Aside from the humour and camaraderie, there was some high-level racing to be enjoyed.

“I put a lot of hard work and effort into this series,” said Russell of his experience.

“Qualifying in Canada was probably my highlight. Doing that race and seeing that I was on a level to be able to compete with the Pro Esports drivers was very satisfying!”

The feeling was certainly mutual on the other side of the Williams garage. New blood Nicholas Latifi echoed his Grove-based counterpart.

“I was surprised by how many drivers got into it, how serious we all took it and how many hours we put into it. We’re all competitive and all want to win.

“I also didn’t expect how real the mental emotions and processes would feel. Obviously the driving isn’t 100 per cent real, but in terms of when you’re trying to put a qualifying lap together or strategise in the race, it felt very similar to reality.”

Latifi has the unusual distinction of being the first F1 driver to make his debut virtually, rather than physically. Nevertheless, jumping straight in was the way to go.

“[Bahrain] was one of the first esports races that I’d taken part in, so there was a lot of excitement for me experiencing something totally brand new.

“And for the second event in Australia, a lot of the F1 drivers started getting involved and immersing themselves, which sort of set the tone for the next few months. We all had some good times, not just in the races but in general practice, joking around and creating some good content.”

And where would we have been in this lockdown period without content to make us smile?

ISLANDS IN THE STREAM

Four wins and an unofficial championship marked a productive off-season for George Russell – but could there be more Esports escapades for the Williams ace in future?

“I would definitely like to continue streaming. It’s something I really enjoyed, and it’s allowed me to get closer to the fans which has been great. But obviously it’s going to be difficult as we return to racing for real.”

Latifi also streamed his races during lockdown, and said he’d love to continue doing so in future, too.

“I really did enjoy it, much more than I thought I would. It was a really great way to engage with the fans.

“It was really great fun, it obviously got serious and competitive at points. Looking back, it’s something I enjoyed and it gave us an opportunity to bond closer.”

Driver streams accounted for more than 2.7 million views of the Virtual Grands Prix, allowing viewers a personalised perspective of how each driver’s race unfolded.

PRO SERIES BECKONS

The 2020 Formula 1 Season is just days away from roaring into life. And the F1 2020 Esports Pro Series is not too far off either, getting under way later in the year.

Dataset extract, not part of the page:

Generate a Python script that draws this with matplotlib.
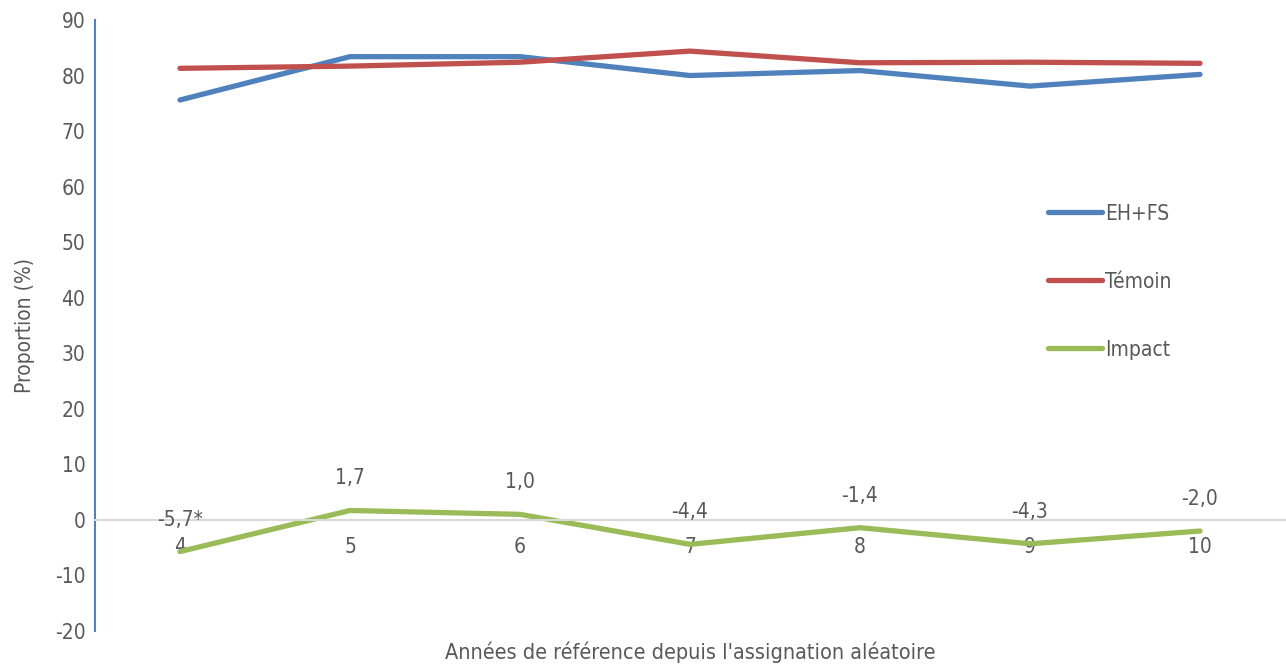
import matplotlib
matplotlib.use('Agg')
import matplotlib.pyplot as plt

plt.rcParams['font.family'] = ['DejaVu Sans']
plt.rcParams['font.stretch'] = 'condensed'
plt.rcParams['axes.unicode_minus'] = False

years = [4, 5, 6, 7, 8, 9, 10]
eh_fs = [75.6, 83.4, 83.4, 80.0, 80.9, 78.1, 80.2]
temoin = [81.3, 81.7, 82.4, 84.4, 82.3, 82.4, 82.2]
impact = [-5.7, 1.7, 1.0, -4.4, -1.4, -4.3, -2.0]
impact_labels = ['-5,7*', '1,7', '1,0', '-4,4', '-1,4', '-4,3', '-2,0']

txt = '#595959'

fig = plt.figure(figsize=(12.86, 6.69), dpi=100)
ax = fig.add_axes([95 / 1286, 38 / 669, 1190 / 1286, 611 / 669])

ax.plot(years, eh_fs, color='#4F81BD', lw=3.8, solid_capstyle='round', label='EH+FS')
ax.plot(years, temoin, color='#C0504D', lw=3.8, solid_capstyle='round', label='Témoin')
ax.plot(years, impact, color='#9BBB59', lw=3.8, solid_capstyle='round', label='Impact')

for x, y, lab in zip(years, impact, impact_labels):
    ax.annotate(lab, (x, y), xytext=(0, 32), textcoords='offset pixels',
                ha='center', va='center', fontsize=15, color=txt)

ax.set_xlim(3.5, 10.5)
ax.set_ylim(-20, 90)
ax.set_yticks(range(-20, 91, 10))
ax.set_xticks(years)
ax.set_xticklabels([str(y) for y in years])

for s in ['top', 'right']:
    ax.spines[s].set_visible(False)
ax.spines['left'].set_color('#4F81BD')
ax.spines['left'].set_linewidth(1.5)
ax.spines['bottom'].set_position(('data', 0))
ax.spines['bottom'].set_color('#D9D9D9')
ax.spines['bottom'].set_linewidth(1.5)
ax.tick_params(axis='both', length=0, labelsize=15, colors=txt)
ax.tick_params(axis='y', pad=7)
ax.tick_params(axis='x', pad=12)

ax.set_ylabel('Proportion (%)', fontsize=15, color=txt, labelpad=14)
fig.text(690 / 1286, 1 - 652 / 669, "Années de référence depuis l'assignation aléatoire",
         ha='center', va='center', fontsize=15.5, color=txt)

leg = ax.legend(loc='upper left', bbox_to_anchor=(1029 / 1286, 1 - 185 / 669),
                bbox_transform=fig.transFigure, frameon=False, fontsize=15,
                labelspacing=2.3, handlelength=2.6, handletextpad=0.15)
for t in leg.get_texts():
    t.set_color(txt)

fig.savefig('out.png', dpi=100)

So as virtual F1 racing pivots from full-time drivers to the Pro Series stars, there will be new viewers checking out the series for the first time. What should they expect?

“F1 Esports is underrated,” asserted Russell.

“The drivers are the best in the world at the game. If you’re not fully focused on the TV, you could be fooled into thinking that it’s the real thing – that’s how good it is!

“If you’re a racing fan, you’re going to get great racing, intense battles, different strategy options and that’s why you should tune in.”

There are both tactical chess games, and out-and-out track battles in the F1 Esports series – things that are both anticipated and beloved by racing fans around the world. And there’s always that aspect of the unknown…

“F1 Esports is unpredictable,” said Latifi of the series.

“In a period when there wes no sport to watch, people turned to esports and it proved entertaining. Yes, we will have on-track F1 races back, but the Pro Series racers really create some good, clean, and unpredictable racing.”

So there you have it, a seal of approval from the Williams pair. Make sure you check out the 2020 F1 Esports Pro Series when it roars into life, later this year.